Skip to content

r_keyuxi

James Chen edited this page Apr 19, 2018 · 1 revision

#R notes

Author: 18-Yuxi Ke

基本分布的内置函数

四种函数

以正态分布为例,

  • dnorm() : p.d.f.
  • pnorm(): c.d.f.
  • qnorm(): quantile, 分位点
  • rnorm(): 根据分布生成随机数

例子:

dnorm(x, mean=0, sd=1, log = FALSE)# default

pnorm(q, mean=0, sd=1, lower.tail = TRUE, log.p = FALSE)

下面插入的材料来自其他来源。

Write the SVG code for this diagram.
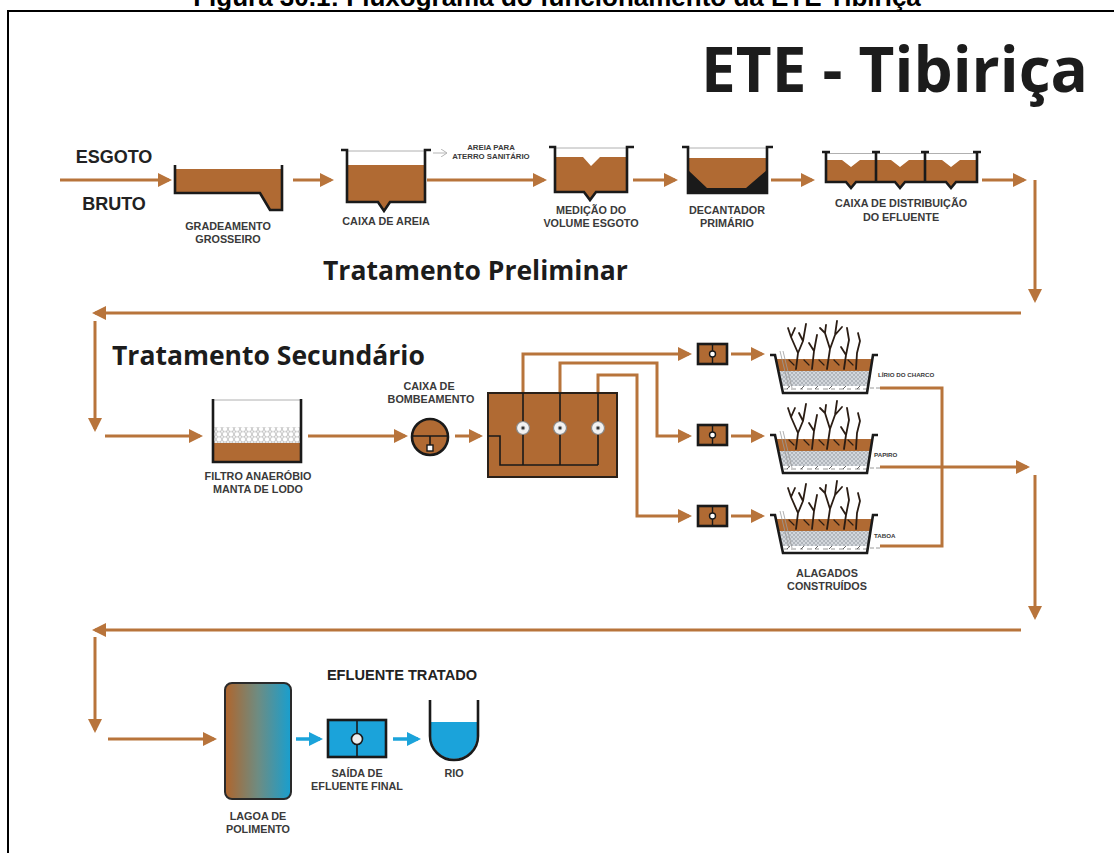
<svg xmlns="http://www.w3.org/2000/svg" xmlns:xlink="http://www.w3.org/1999/xlink" width="1114" height="853" viewBox="0 0 1114 853">
  <style>
    .flow { fill: none; stroke: #B8743B; stroke-width: 3; marker-end: url(#arrow); }
    .pipe { fill: none; stroke: #B8743B; stroke-width: 3; }
    .flow-blue { fill: none; stroke: #1BA3DA; stroke-width: 3.5; marker-end: url(#arrow-blue); }
    .wall { fill: none; stroke: #1a1a1a; stroke-width: 2.6; stroke-linejoin: miter; }
    .thin { fill: none; stroke: #1a1a1a; stroke-width: 1.6; }
    .surface { fill: none; stroke: #b0b0b0; stroke-width: 1; }
    .mud { fill: #B06A33; }
    .lbl { font-family: "Liberation Sans", Arial, sans-serif; font-weight: bold; font-size: 10.8px; fill: #3a3a3a; text-anchor: middle; }
    .small { font-family: "Liberation Sans", Arial, sans-serif; font-weight: bold; font-size: 6.2px; fill: #3a3a3a; }
    .head { font-family: "Open Sans", "DejaVu Sans", sans-serif; font-weight: bold; fill: #1c1c1c; }
    .plant { fill: none; stroke: #2b1d14; stroke-width: 1.8; stroke-linecap: round; stroke-linejoin: round; }
  </style>
  <defs>
    <marker id="arrow" markerUnits="userSpaceOnUse" markerWidth="14" markerHeight="14" refX="11" refY="7" orient="auto">
      <path d="M0 0 L14 7 L0 14 Z" fill="#B8743B"/>
    </marker>
    <marker id="arrow-blue" markerUnits="userSpaceOnUse" markerWidth="14" markerHeight="14" refX="11" refY="7" orient="auto">
      <path d="M0 0 L14 7 L0 14 Z" fill="#1BA3DA"/>
    </marker>
    <marker id="arrow-gray" markerUnits="userSpaceOnUse" markerWidth="8" markerHeight="8" refX="6" refY="4" orient="auto">
      <path d="M0 0 L6 4 L0 8" fill="none" stroke="#b5b5b5" stroke-width="1"/>
    </marker>
    <pattern id="hex" patternUnits="userSpaceOnUse" width="6" height="5.2">
      <rect width="6" height="5.2" fill="#ffffff"/>
      <path d="M0 2.6 L1.5 0 H4.5 L6 2.6 L4.5 5.2 H1.5 Z" fill="none" stroke="#9a9a9a" stroke-width="0.6"/>
    </pattern>
    <pattern id="gravel" patternUnits="userSpaceOnUse" width="4" height="4">
      <rect width="4" height="4" fill="#d3d7dc"/>
      <path d="M0 0 L4 4 M4 0 L0 4" stroke="#8f959c" stroke-width="0.5"/>
    </pattern>
    <linearGradient id="lagoon" x1="0" y1="0" x2="1" y2="0">
      <stop offset="0" stop-color="#B0652C"/>
      <stop offset="0.5" stop-color="#6E8C82"/>
      <stop offset="1" stop-color="#189FCF"/>
    </linearGradient>
    <clipPath id="basin-in">
      <path d="M5 0 L13 38 H97 L103 0 Z"/>
    </clipPath>
    <!-- constructed wetland basin with plants, origin at top-left flange -->
    <g id="wetland">
      <g clip-path="url(#basin-in)">
        <rect x="0" y="0" width="110" height="40" fill="#ffffff"/>
        <rect x="0" y="4" width="110" height="12" class="mud"/>
        <rect x="0" y="16" width="110" height="15" fill="url(#gravel)"/>
        <path d="M14 34 h4 m3 0 h5 m4 0 h3 m4 0 h5 m3 0 h4 m4 0 h5 m3 0 h4 m4 0 h5 m3 0 h4 m4 0 h5 m3 0 h4" stroke="#8a8a8a" stroke-width="0.9" fill="none"/>
        <path d="M20 31 l-3 3 M34 31 l-3 3 M48 31 l-3 3 M62 31 l-3 3 M76 31 l-3 3 M90 31 l-3 3" stroke="#555" stroke-width="0.9"/>
      </g>
      <path d="M10 -4 L19 33 M13 -4 L22 33" stroke="#9a9a9a" stroke-width="0.8" fill="none"/>
      <path d="M0 0 H5 L13 38 H97 L103 0 H108" class="wall"/>
      <path d="M100 33 H104 M106 33 H110" stroke="#9a9a9a" stroke-width="1"/>
      <g class="plant">
        <path d="M26 14 L28 -2 L21 -18 L18 -27 M28 -2 L33 -14 L36 -31 M21 -18 L25 -27 M33 -14 L29 -22"/>
        <path d="M42 14 L44 -4 L47 -20 M44 -4 L39 -12"/>
        <path d="M57 14 L60 -6 L55 -22 L56 -30 M60 -6 L65 -20 L67 -34 M65 -20 L72 -28 M55 -22 L50 -27"/>
        <path d="M74 14 L76 0 L79 -15 L77 -27 M76 0 L71 -8"/>
        <path d="M86 14 L87 -2 L90 -14 L88 -22"/>
        <path d="M24 10 L19 5 M39 10 L34 5 M54 10 L49 5 M69 10 L64 5 M83 10 L78 5" stroke-width="1.2"/>
      </g>
    </g>
  </defs>

  <rect x="0" y="0" width="1114" height="853" fill="#ffffff"/>

  <!-- page heading and frame -->
  <text x="557" y="6" font-family="Liberation Sans, Arial, sans-serif" font-weight="bold" font-size="26" fill="#000" text-anchor="middle">Figura 30.1: Fluxograma do funcionamento da ETE Tibiriça</text>
  <path d="M8 853 V11 H1114" fill="none" stroke="#000" stroke-width="2"/>

  <text class="head" x="1088" y="92" font-size="62" text-anchor="end">ETE - Tibiriça</text>
  <text class="head" x="323" y="280" font-size="26.5">Tratamento Preliminar</text>
  <text class="head" x="112" y="365" font-size="26.5">Tratamento Secundário</text>

  <!-- connectors -->
  <g id="connectors">
    <path class="flow" d="M60 180 H169"/>
    <path class="flow" d="M293 180 H331"/>
    <path class="flow" d="M427 180 H544"/>
    <path class="flow" d="M633 180 H675"/>
    <path class="flow" d="M771 180 H812"/>
    <path class="flow" d="M982 180 H1024"/>
    <path class="flow" d="M1035 180 V300"/>
    <path class="flow" d="M1021 313 H95"/>
    <path class="flow" d="M95 321 V429"/>
    <path d="M433 153 H447" fill="none" stroke="#b5b5b5" stroke-width="1" marker-end="url(#arrow-gray)"/>

    <path class="flow" d="M105 436 H200"/>
    <path class="flow" d="M308 436 H405"/>
    <path class="flow" d="M455 436 H480"/>
    <path class="flow" d="M523 393 V354 H689"/>
    <path class="flow" d="M560 393 V363 H657 V436 H689"/>
    <path class="flow" d="M598 393 V375 H637 V516 H689"/>
    <path class="flow" d="M731 354 H762"/>
    <path class="flow" d="M731 436 H762"/>
    <path class="flow" d="M731 516 H762"/>
    <path class="pipe" d="M880 388 H942 V546 H880"/>
    <path class="flow" d="M880 467 H1027"/>
    <path class="flow" d="M1035 475 V617"/>
    <path class="flow" d="M1021 630 H95"/>
    <path class="flow" d="M95 637 V730"/>

    <path class="flow" d="M108 739 H214"/>
    <path class="flow-blue" d="M296 739 H320"/>
    <path class="flow-blue" d="M393 739 H418"/>
  </g>

  <!-- raw sewage inlet -->
  <g id="esgoto-bruto">
    <text x="114" y="163" font-family="Liberation Sans, Arial, sans-serif" font-weight="bold" font-size="18" fill="#222" text-anchor="middle">ESGOTO</text>
    <text x="114" y="210" font-family="Liberation Sans, Arial, sans-serif" font-weight="bold" font-size="18" fill="#222" text-anchor="middle">BRUTO</text>
  </g>

  <g id="gradeamento">
    <path class="mud" d="M175 169 H282 V210 H270 L260 193 H175 Z"/>
    <path class="wall" d="M175 165 V193 H260 L270 210 H282 V165"/>
    <text class="lbl" x="228" y="230">GRADEAMENTO</text>
    <text class="lbl" x="228" y="243">GROSSEIRO</text>
  </g>

  <g id="caixa-areia">
    <path class="surface" d="M347 151 H425"/>
    <path class="mud" d="M347 165 H425 V202 H390 L384 211 L378 202 H347 Z"/>
    <path class="wall" d="M341 150 H347 V202 H378 L384 211 L390 202 H425 V150 H431"/>
    <text class="lbl" x="386" y="225">CAIXA DE AREIA</text>
    <text x="491" y="150" font-family="Liberation Sans, Arial, sans-serif" font-weight="bold" font-size="7.8" fill="#3a3a3a" text-anchor="middle">AREIA PARA</text>
    <text x="491" y="159" font-family="Liberation Sans, Arial, sans-serif" font-weight="bold" font-size="7.8" fill="#3a3a3a" text-anchor="middle">ATERRO SANITÁRIO</text>
  </g>

  <g id="medicao">
    <path class="surface" d="M555 148 H627"/>
    <path class="mud" d="M555 157 H583 L591 166 L600 157 H627 V192 H596 L590 199 L584 192 H555 Z"/>
    <path class="wall" d="M549 147 H555 V192 H584 L590 200 L596 192 H627 V147 H634"/>
    <text class="lbl" x="591" y="214">MEDIÇÃO DO</text>
    <text class="lbl" x="591" y="227">VOLUME ESGOTO</text>
  </g>

  <g id="decantador">
    <path class="surface" d="M688 148 H767"/>
    <rect class="mud" x="688" y="158" width="79" height="35"/>
    <path d="M688 170 L707 188 H746 L767 170 V193 H688 Z" fill="#1a1a1a"/>
    <path class="wall" d="M682 147 H688 V193 H767 V147 H773"/>
    <text class="lbl" x="727" y="214">DECANTADOR</text>
    <text class="lbl" x="727" y="227">PRIMÁRIO</text>
  </g>

  <g id="caixa-distribuicao">
    <path class="surface" d="M826 153.5 H977"/>
    <path class="mud" d="M826 160 H842 L851 167 L860 160 H891 L900 167 L909 160 H942 L951 167 L960 160 H977 V182 H956 L951 188 L946 182 H905 L900 188 L895 182 H856 L851 188 L846 182 H826 Z"/>
    <path class="wall" d="M826 152 V182 H846 L851 188 L856 182 H895 L900 188 L905 182 H946 L951 188 L956 182 H977 V152"/>
    <path class="wall" d="M876 152 V182 M925 152 V182 M822 152 H830 M872 152 H880 M921 152 H929 M973 152 H981"/>
    <text class="lbl" x="901" y="207">CAIXA DE DISTRIBUIÇÃO</text>
    <text class="lbl" x="901" y="221">DO EFLUENTE</text>
  </g>

  <g id="filtro-anaerobio">
    <path class="surface" d="M213 400 H301"/>
    <rect x="214" y="427" width="86" height="16" fill="url(#hex)"/>
    <rect class="mud" x="214" y="443" width="86" height="18"/>
    <path class="wall" d="M213 399 V462 H301 V399"/>
    <text class="lbl" x="258" y="480">FILTRO ANAERÓBIO</text>
    <text class="lbl" x="258" y="493">MANTA DE LODO</text>
  </g>

  <g id="caixa-bombeamento">
    <circle cx="430" cy="437" r="18" class="mud" stroke="#1a1a1a" stroke-width="2.6"/>
    <path class="thin" d="M412 436 H448 M430 436 V446" stroke-width="2"/>
    <rect x="427" y="445" width="6" height="6" fill="#ffffff" stroke="#1a1a1a" stroke-width="1.4"/>
    <text class="lbl" x="429" y="390">CAIXA DE</text>
    <text class="lbl" x="431" y="403">BOMBEAMENTO</text>
  </g>

  <g id="caixa-divisora">
    <rect x="488" y="393" width="129" height="84" class="mud" stroke="#2a2018" stroke-width="2"/>
    <path class="thin" d="M488 436 H500 V465 H598 M523 393 V465 M560 393 V465 M598 393 V465"/>
    <g fill="#f2f2f2" stroke="#8a8a8a" stroke-width="1.2">
      <circle cx="523" cy="428" r="6.5"/>
      <circle cx="560" cy="428" r="6.5"/>
      <circle cx="598" cy="428" r="6.5"/>
    </g>
    <g fill="#333" stroke="#9a9a9a" stroke-width="0.8">
      <circle cx="523" cy="428" r="1.8"/>
      <circle cx="560" cy="428" r="1.8"/>
      <circle cx="598" cy="428" r="1.8"/>
    </g>
  </g>

  <g id="valvulas">
    <g stroke="#1a1a1a">
      <rect x="698" y="344" width="29" height="20" class="mud" stroke-width="2.6"/>
      <rect x="698" y="425" width="29" height="20" class="mud" stroke-width="2.6"/>
      <rect x="698" y="506" width="29" height="20" class="mud" stroke-width="2.6"/>
      <path d="M712.5 344 V364 M712.5 425 V445 M712.5 506 V526" stroke-width="1.4"/>
    </g>
    <g fill="#ffffff" stroke="#1a1a1a" stroke-width="1.4">
      <circle cx="712.5" cy="354" r="3"/>
      <circle cx="712.5" cy="435" r="3"/>
      <circle cx="712.5" cy="516" r="3"/>
    </g>
  </g>

  <g id="alagados">
    <use xlink:href="#wetland" href="#wetland" x="770" y="355"/>
    <use xlink:href="#wetland" href="#wetland" x="770" y="435"/>
    <use xlink:href="#wetland" href="#wetland" x="770" y="515"/>
    <text class="small" x="878" y="377">LÍRIO DO CHARCO</text>
    <text class="small" x="874" y="457">PAPIRO</text>
    <text class="small" x="874" y="538">TABOA</text>
    <text class="lbl" x="827" y="577">ALAGADOS</text>
    <text class="lbl" x="827" y="590">CONSTRUÍDOS</text>
  </g>

  <g id="lagoa-polimento">
    <rect x="225" y="683" width="66" height="116" rx="7" fill="url(#lagoon)" stroke="#2a2a2a" stroke-width="2"/>
    <text class="lbl" x="258" y="820">LAGOA DE</text>
    <text class="lbl" x="258" y="833">POLIMENTO</text>
  </g>

  <g id="saida-efluente">
    <rect x="328" y="720" width="58" height="37" fill="#1BA3DA" stroke="#1a1a1a" stroke-width="2.6"/>
    <path d="M357 720 V757" stroke="#1a1a1a" stroke-width="1.6"/>
    <circle cx="357" cy="739" r="5.5" fill="#eeeeee" stroke="#1a1a1a" stroke-width="1.6"/>
    <text class="lbl" x="357" y="777">SAÍDA DE</text>
    <text class="lbl" x="357" y="790">EFLUENTE FINAL</text>
  </g>

  <g id="rio">
    <path d="M431 722 H477 V736 A23 23 0 0 1 431 736 Z" fill="#1BA3DA"/>
    <path class="wall" d="M430 700 V736 A24 24 0 0 0 478 736 V700"/>
    <text class="lbl" x="454" y="777">RIO</text>
  </g>

  <g id="efluente-tratado">
    <text x="402" y="680" font-family="Liberation Sans, Arial, sans-serif" font-weight="bold" font-size="14.6" fill="#222" text-anchor="middle">EFLUENTE TRATADO</text>
  </g>
</svg>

qnorm(p, mean=0, sd=1, lower.tail = TRUE, log.p = FALSE)

rnorm(n, mean=0, sd=1)

常用统计检验

R中的检验函数

t.test
var.test
wilcox.test# Wilcoxon signed rank test
binom.test
prop.test
fisher.test# Fisher's exact test (2 binomial distributions)
chisq.test

几个非参数检验

  • Sign Test: 检验中位数,可以使用’binom.test‘:
#sample size = 200, H1: m < 0.5
binom.test( sum(x>0), 200, 0.5, alternative = "1" )
  • Signed Rank Test: 检验样本是否关于一个点对称.

Wilcoxon signed rank statistic: $$\sum_{i=1}^{n} \psi (X_i) R^+$$, $$R^+$$是$$|X|$$在所有样本绝对值排序后所处的位置,$$\psi()$$是示性函数.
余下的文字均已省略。